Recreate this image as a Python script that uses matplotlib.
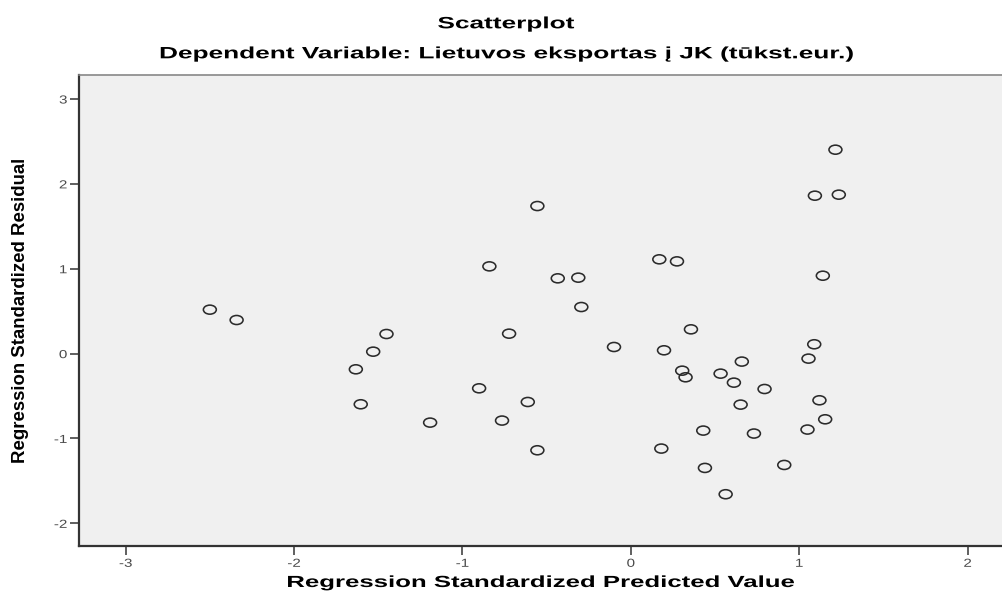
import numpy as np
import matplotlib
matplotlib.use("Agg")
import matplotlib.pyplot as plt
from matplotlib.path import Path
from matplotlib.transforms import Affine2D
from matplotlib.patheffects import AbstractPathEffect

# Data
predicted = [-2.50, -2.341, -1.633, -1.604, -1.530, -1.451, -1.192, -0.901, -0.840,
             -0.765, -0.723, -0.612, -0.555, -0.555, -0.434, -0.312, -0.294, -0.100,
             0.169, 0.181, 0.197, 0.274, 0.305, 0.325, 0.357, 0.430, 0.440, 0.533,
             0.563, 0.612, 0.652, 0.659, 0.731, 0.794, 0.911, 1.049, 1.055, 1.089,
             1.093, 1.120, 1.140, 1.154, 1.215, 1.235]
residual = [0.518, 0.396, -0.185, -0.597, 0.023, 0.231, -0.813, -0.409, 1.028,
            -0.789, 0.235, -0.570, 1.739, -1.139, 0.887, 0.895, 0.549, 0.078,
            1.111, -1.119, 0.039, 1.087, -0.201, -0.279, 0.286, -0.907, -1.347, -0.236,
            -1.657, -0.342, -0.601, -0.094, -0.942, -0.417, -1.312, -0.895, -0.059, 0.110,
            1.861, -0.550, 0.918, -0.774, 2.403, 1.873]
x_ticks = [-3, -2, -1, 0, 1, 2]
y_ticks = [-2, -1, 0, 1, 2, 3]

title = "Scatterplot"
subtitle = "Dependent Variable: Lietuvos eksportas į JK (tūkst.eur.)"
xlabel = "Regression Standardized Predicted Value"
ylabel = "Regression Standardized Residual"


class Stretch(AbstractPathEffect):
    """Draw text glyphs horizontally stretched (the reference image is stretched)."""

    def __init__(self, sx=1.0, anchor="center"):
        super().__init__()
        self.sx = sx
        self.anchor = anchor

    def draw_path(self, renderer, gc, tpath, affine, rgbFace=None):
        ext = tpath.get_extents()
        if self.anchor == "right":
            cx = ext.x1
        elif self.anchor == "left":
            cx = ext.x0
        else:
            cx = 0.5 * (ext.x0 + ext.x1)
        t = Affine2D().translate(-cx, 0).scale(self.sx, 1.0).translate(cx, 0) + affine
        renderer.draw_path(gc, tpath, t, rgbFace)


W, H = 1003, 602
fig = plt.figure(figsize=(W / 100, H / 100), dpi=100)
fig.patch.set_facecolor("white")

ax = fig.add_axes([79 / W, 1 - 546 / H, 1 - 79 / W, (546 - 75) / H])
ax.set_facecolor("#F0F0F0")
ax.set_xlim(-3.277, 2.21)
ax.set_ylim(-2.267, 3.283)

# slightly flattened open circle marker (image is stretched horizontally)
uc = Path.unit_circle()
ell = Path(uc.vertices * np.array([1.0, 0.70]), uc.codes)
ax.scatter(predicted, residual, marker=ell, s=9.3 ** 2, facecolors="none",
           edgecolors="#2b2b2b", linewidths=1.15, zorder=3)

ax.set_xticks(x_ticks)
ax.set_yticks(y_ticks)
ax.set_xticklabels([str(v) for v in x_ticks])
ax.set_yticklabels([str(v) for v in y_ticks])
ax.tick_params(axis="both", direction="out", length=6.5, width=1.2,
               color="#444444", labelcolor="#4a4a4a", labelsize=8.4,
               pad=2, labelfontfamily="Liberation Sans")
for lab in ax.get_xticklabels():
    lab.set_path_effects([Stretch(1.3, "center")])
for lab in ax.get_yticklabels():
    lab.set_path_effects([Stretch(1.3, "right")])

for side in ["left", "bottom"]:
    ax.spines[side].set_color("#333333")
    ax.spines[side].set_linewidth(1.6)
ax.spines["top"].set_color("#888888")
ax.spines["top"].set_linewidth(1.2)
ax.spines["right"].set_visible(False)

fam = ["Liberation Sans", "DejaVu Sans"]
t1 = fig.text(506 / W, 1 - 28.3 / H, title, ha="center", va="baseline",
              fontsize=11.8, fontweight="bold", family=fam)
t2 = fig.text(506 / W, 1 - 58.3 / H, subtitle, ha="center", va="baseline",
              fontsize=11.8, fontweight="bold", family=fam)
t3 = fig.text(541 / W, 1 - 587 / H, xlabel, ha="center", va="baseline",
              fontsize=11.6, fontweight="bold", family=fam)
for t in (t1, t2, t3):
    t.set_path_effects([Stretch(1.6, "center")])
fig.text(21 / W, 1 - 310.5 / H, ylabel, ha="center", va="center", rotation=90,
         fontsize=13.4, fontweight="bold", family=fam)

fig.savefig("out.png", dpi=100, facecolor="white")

=== Instruction ===
Copy the material exactly. Do not include the pictures.

=== Answer to this exercise ===
Recreate this image as a Python script that uses matplotlib.
import numpy as np
import matplotlib
matplotlib.use("Agg")
import matplotlib.pyplot as plt
from matplotlib.path import Path
from matplotlib.transforms import Affine2D
from matplotlib.patheffects import AbstractPathEffect

# Data
predicted = [-2.50, -2.341, -1.633, -1.604, -1.530, -1.451, -1.192, -0.901, -0.840,
             -0.765, -0.723, -0.612, -0.555, -0.555, -0.434, -0.312, -0.294, -0.100,
             0.169, 0.181, 0.197, 0.274, 0.305, 0.325, 0.357, 0.430, 0.440, 0.533,
             0.563, 0.612, 0.652, 0.659, 0.731, 0.794, 0.911, 1.049, 1.055, 1.089,
             1.093, 1.120, 1.140, 1.154, 1.215, 1.235]
residual = [0.518, 0.396, -0.185, -0.597, 0.023, 0.231, -0.813, -0.409, 1.028,
            -0.789, 0.235, -0.570, 1.739, -1.139, 0.887, 0.895, 0.549, 0.078,
            1.111, -1.119, 0.039, 1.087, -0.201, -0.279, 0.286, -0.907, -1.347, -0.236,
            -1.657, -0.342, -0.601, -0.094, -0.942, -0.417, -1.312, -0.895, -0.059, 0.110,
            1.861, -0.550, 0.918, -0.774, 2.403, 1.873]
x_ticks = [-3, -2, -1, 0, 1, 2]
y_ticks = [-2, -1, 0, 1, 2, 3]

title = "Scatterplot"
subtitle = "Dependent Variable: Lietuvos eksportas į JK (tūkst.eur.)"
xlabel = "Regression Standardized Predicted Value"
ylabel = "Regression Standardized Residual"


class Stretch(AbstractPathEffect):
    """Draw text glyphs horizontally stretched (the reference image is stretched)."""

    def __init__(self, sx=1.0, anchor="center"):
        super().__init__()
        self.sx = sx
        self.anchor = anchor

    def draw_path(self, renderer, gc, tpath, affine, rgbFace=None):
        ext = tpath.get_extents()
        if self.anchor == "right":
            cx = ext.x1
        elif self.anchor == "left":
            cx = ext.x0
        else:
            cx = 0.5 * (ext.x0 + ext.x1)
        t = Affine2D().translate(-cx, 0).scale(self.sx, 1.0).translate(cx, 0) + affine
        renderer.draw_path(gc, tpath, t, rgbFace)


W, H = 1003, 602
fig = plt.figure(figsize=(W / 100, H / 100), dpi=100)
fig.patch.set_facecolor("white")

ax = fig.add_axes([79 / W, 1 - 546 / H, 1 - 79 / W, (546 - 75) / H])
ax.set_facecolor("#F0F0F0")
ax.set_xlim(-3.277, 2.21)
ax.set_ylim(-2.267, 3.283)

# slightly flattened open circle marker (image is stretched horizontally)
uc = Path.unit_circle()
ell = Path(uc.vertices * np.array([1.0, 0.70]), uc.codes)
ax.scatter(predicted, residual, marker=ell, s=9.3 ** 2, facecolors="none",
           edgecolors="#2b2b2b", linewidths=1.15, zorder=3)

ax.set_xticks(x_ticks)
ax.set_yticks(y_ticks)
ax.set_xticklabels([str(v) for v in x_ticks])
ax.set_yticklabels([str(v) for v in y_ticks])
ax.tick_params(axis="both", direction="out", length=6.5, width=1.2,
               color="#444444", labelcolor="#4a4a4a", labelsize=8.4,
               pad=2, labelfontfamily="Liberation Sans")
for lab in ax.get_xticklabels():
    lab.set_path_effects([Stretch(1.3, "center")])
for lab in ax.get_yticklabels():
    lab.set_path_effects([Stretch(1.3, "right")])

for side in ["left", "bottom"]:
    ax.spines[side].set_color("#333333")
    ax.spines[side].set_linewidth(1.6)
ax.spines["top"].set_color("#888888")
ax.spines["top"].set_linewidth(1.2)
ax.spines["right"].set_visible(False)

fam = ["Liberation Sans", "DejaVu Sans"]
t1 = fig.text(506 / W, 1 - 28.3 / H, title, ha="center", va="baseline",
              fontsize=11.8, fontweight="bold", family=fam)
t2 = fig.text(506 / W, 1 - 58.3 / H, subtitle, ha="center", va="baseline",
              fontsize=11.8, fontweight="bold", family=fam)
t3 = fig.text(541 / W, 1 - 587 / H, xlabel, ha="center", va="baseline",
              fontsize=11.6, fontweight="bold", family=fam)
for t in (t1, t2, t3):
    t.set_path_effects([Stretch(1.6, "center")])
fig.text(21 / W, 1 - 310.5 / H, ylabel, ha="center", va="center", rotation=90,
         fontsize=13.4, fontweight="bold", family=fam)

fig.savefig("out.png", dpi=100, facecolor="white")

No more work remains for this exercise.